Please transcribe the listing below in full and word for word, without its pictures.

▸ **Provided material**
*****

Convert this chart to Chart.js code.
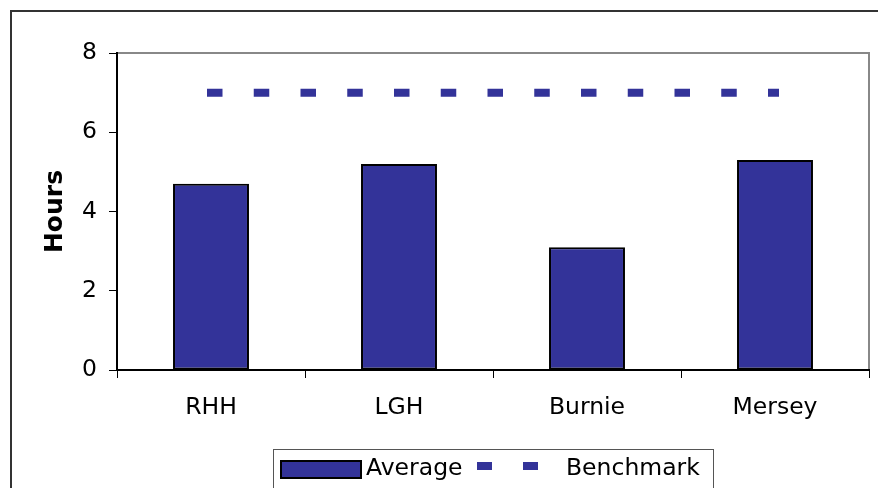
<!DOCTYPE html>
<html>
<head>
<meta charset="utf-8">
<script src="https://cdn.jsdelivr.net/npm/chart.js@4/dist/chart.umd.min.js"></script>
<style>
  html, body { margin: 0; padding: 0; background: #fff; }
  #wrap { width: 878px; height: 488px; position: relative; }
</style>
</head>
<body>
<div id="wrap"><canvas id="c" width="878" height="488"></canvas></div>
<script>
// Hospitals compared
const categories = ['RHH', 'LGH', 'Burnie', 'Mersey'];
// Average hours per hospital
const averageHours = [4.7, 5.2, 3.1, 5.3];
// Benchmark hours (flat target)
const benchmarkHours = [7, 7, 7, 7];
// Y axis ticks
const yTicks = [0, 2, 4, 6, 8];

const FONT = "'DejaVu Sans', Verdana, sans-serif";
const BAR_COLOR = '#333399';

// Frame around the whole figure plus the grey top/right edge of the plot
const framePlugin = {
  id: 'frame',
  beforeDraw(chart) {
    const ctx = chart.ctx;
    const a = chart.chartArea;
    ctx.save();
    ctx.strokeStyle = '#333';
    ctx.lineWidth = 2;
    ctx.strokeRect(11, 11, chart.width + 20, chart.height + 20);
    ctx.strokeStyle = '#888';
    ctx.lineWidth = 2;
    ctx.beginPath();
    ctx.moveTo(a.left, a.top);
    ctx.lineTo(a.right, a.top);
    ctx.lineTo(a.right, a.bottom);
    ctx.stroke();
    ctx.restore();
  }
};

// Boxed legend at the bottom
const boxLegendPlugin = {
  id: 'boxLegend',
  afterDraw(chart) {
    const ctx = chart.ctx;
    const bars = chart.data.datasets[0];
    const bench = chart.data.datasets[1];
    ctx.save();
    ctx.strokeStyle = '#555';
    ctx.lineWidth = 1;
    ctx.strokeRect(273.5, 449.5, 440, 60);

    // bar swatch
    ctx.fillStyle = bars.backgroundColor;
    ctx.fillRect(281, 461, 80, 17);
    ctx.strokeStyle = '#000';
    ctx.lineWidth = 2;
    ctx.strokeRect(281, 461, 80, 17);

    ctx.font = '23.5px ' + FONT;
    ctx.fillStyle = '#000';
    ctx.textBaseline = 'middle';
    ctx.textAlign = 'left';
    ctx.fillText(bars.label, 366, 469);

    // dashed line swatch
    ctx.fillStyle = bench.borderColor;
    ctx.fillRect(477, 462, 15, 8);
    ctx.fillRect(523, 462, 15, 8);

    ctx.fillStyle = '#000';
    ctx.fillText(bench.label, 566, 469);
    ctx.restore();
  }
};

new Chart(document.getElementById('c'), {
  data: {
    labels: categories,
    datasets: [
      {
        type: 'bar',
        label: 'Average',
        data: averageHours,
        backgroundColor: BAR_COLOR,
        borderColor: '#000',
        borderWidth: 2,
        borderSkipped: false,
        categoryPercentage: 1,
        barPercentage: 0.404,
        order: 1
      },
      {
        type: 'line',
        label: 'Benchmark',
        data: benchmarkHours,
        borderColor: BAR_COLOR,
        backgroundColor: BAR_COLOR,
        borderWidth: 8,
        borderDash: [7.5, 39.25],
        borderCapStyle: 'square',
        pointRadius: 0,
        fill: false,
        order: 0
      }
    ]
  },
  options: {
    responsive: false,
    animation: false,
    devicePixelRatio: 1,
    layout: { padding: { left: 0, top: 53, right: 9, bottom: 0 } },
    plugins: {
      legend: { display: false },
      tooltip: { enabled: false }
    },
    scales: {
      x: {
        offset: true,
        grid: {
          offset: true,
          drawOnChartArea: false,
          drawTicks: true,
          tickLength: 8,
          color: '#000',
          lineWidth: 1
        },
        border: { display: true, color: '#000', width: 2 },
        ticks: {
          font: { family: FONT, size: 23.5 },
          color: '#000',
          padding: 16,
          maxRotation: 0
        },
        afterFit(scale) { scale.height = 118; }
      },
      y: {
        min: 0,
        max: 8,
        afterBuildTicks(scale) { scale.ticks = yTicks.map(v => ({ value: v })); },
        grid: {
          drawOnChartArea: false,
          drawTicks: true,
          tickLength: 8,
          color: '#000',
          lineWidth: 1
        },
        border: { display: true, color: '#000', width: 2 },
        ticks: {
          font: { family: FONT, size: 23.5 },
          color: '#000',
          padding: 12
        },
        title: {
          display: true,
          text: 'Hours',
          font: { family: FONT, size: 25, weight: 'bold' },
          color: '#000',
          padding: { top: 40, bottom: 0 }
        },
        afterFit(scale) { scale.width = 117; }
      }
    }
  },
  plugins: [framePlugin, boxLegendPlugin]
});
</script>
</body>
</html>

*****

▸ **Correct answer**
Convert this chart to Chart.js code.
<!DOCTYPE html>
<html>
<head>
<meta charset="utf-8">
<script src="https://cdn.jsdelivr.net/npm/chart.js@4/dist/chart.umd.min.js"></script>
<style>
  html, body { margin: 0; padding: 0; background: #fff; }
  #wrap { width: 878px; height: 488px; position: relative; }
</style>
</head>
<body>
<div id="wrap"><canvas id="c" width="878" height="488"></canvas></div>
<script>
// Hospitals compared
const categories = ['RHH', 'LGH', 'Burnie', 'Mersey'];
// Average hours per hospital
const averageHours = [4.7, 5.2, 3.1, 5.3];
// Benchmark hours (flat target)
const benchmarkHours = [7, 7, 7, 7];
// Y axis ticks
const yTicks = [0, 2, 4, 6, 8];

const FONT = "'DejaVu Sans', Verdana, sans-serif";
const BAR_COLOR = '#333399';

// Frame around the whole figure plus the grey top/right edge of the plot
const framePlugin = {
  id: 'frame',
  beforeDraw(chart) {
    const ctx = chart.ctx;
    const a = chart.chartArea;
    ctx.save();
    ctx.strokeStyle = '#333';
    ctx.lineWidth = 2;
    ctx.strokeRect(11, 11, chart.width + 20, chart.height + 20);
    ctx.strokeStyle = '#888';
    ctx.lineWidth = 2;
    ctx.beginPath();
    ctx.moveTo(a.left, a.top);
    ctx.lineTo(a.right, a.top);
    ctx.lineTo(a.right, a.bottom);
    ctx.stroke();
    ctx.restore();
  }
};

// Boxed legend at the bottom
const boxLegendPlugin = {
  id: 'boxLegend',
  afterDraw(chart) {
    const ctx = chart.ctx;
    const bars = chart.data.datasets[0];
    const bench = chart.data.datasets[1];
    ctx.save();
    ctx.strokeStyle = '#555';
    ctx.lineWidth = 1;
    ctx.strokeRect(273.5, 449.5, 440, 60);

    // bar swatch
    ctx.fillStyle = bars.backgroundColor;
    ctx.fillRect(281, 461, 80, 17);
    ctx.strokeStyle = '#000';
    ctx.lineWidth = 2;
    ctx.strokeRect(281, 461, 80, 17);

    ctx.font = '23.5px ' + FONT;
    ctx.fillStyle = '#000';
    ctx.textBaseline = 'middle';
    ctx.textAlign = 'left';
    ctx.fillText(bars.label, 366, 469);

    // dashed line swatch
    ctx.fillStyle = bench.borderColor;
    ctx.fillRect(477, 462, 15, 8);
    ctx.fillRect(523, 462, 15, 8);

    ctx.fillStyle = '#000';
    ctx.fillText(bench.label, 566, 469);
    ctx.restore();
  }
};

new Chart(document.getElementById('c'), {
  data: {
    labels: categories,
    datasets: [
      {
        type: 'bar',
        label: 'Average',
        data: averageHours,
        backgroundColor: BAR_COLOR,
        borderColor: '#000',
        borderWidth: 2,
        borderSkipped: false,
        categoryPercentage: 1,
        barPercentage: 0.404,
        order: 1
      },
      {
        type: 'line',
        label: 'Benchmark',
        data: benchmarkHours,
        borderColor: BAR_COLOR,
        backgroundColor: BAR_COLOR,
        borderWidth: 8,
        borderDash: [7.5, 39.25],
        borderCapStyle: 'square',
        pointRadius: 0,
        fill: false,
        order: 0
      }
    ]
  },
  options: {
    responsive: false,
    animation: false,
    devicePixelRatio: 1,
    layout: { padding: { left: 0, top: 53, right: 9, bottom: 0 } },
    plugins: {
      legend: { display: false },
      tooltip: { enabled: false }
    },
    scales: {
      x: {
        offset: true,
        grid: {
          offset: true,
          drawOnChartArea: false,
          drawTicks: true,
          tickLength: 8,
          color: '#000',
          lineWidth: 1
        },
        border: { display: true, color: '#000', width: 2 },
        ticks: {
          font: { family: FONT, size: 23.5 },
          color: '#000',
          padding: 16,
          maxRotation: 0
        },
        afterFit(scale) { scale.height = 118; }
      },
      y: {
        min: 0,
        max: 8,
        afterBuildTicks(scale) { scale.ticks = yTicks.map(v => ({ value: v })); },
        grid: {
          drawOnChartArea: false,
          drawTicks: true,
          tickLength: 8,
          color: '#000',
          lineWidth: 1
        },
        border: { display: true, color: '#000', width: 2 },
        ticks: {
          font: { family: FONT, size: 23.5 },
          color: '#000',
          padding: 12
        },
        title: {
          display: true,
          text: 'Hours',
          font: { family: FONT, size: 25, weight: 'bold' },
          color: '#000',
          padding: { top: 40, bottom: 0 }
        },
        afterFit(scale) { scale.width = 117; }
      }
    }
  },
  plugins: [framePlugin, boxLegendPlugin]
});
</script>
</body>
</html>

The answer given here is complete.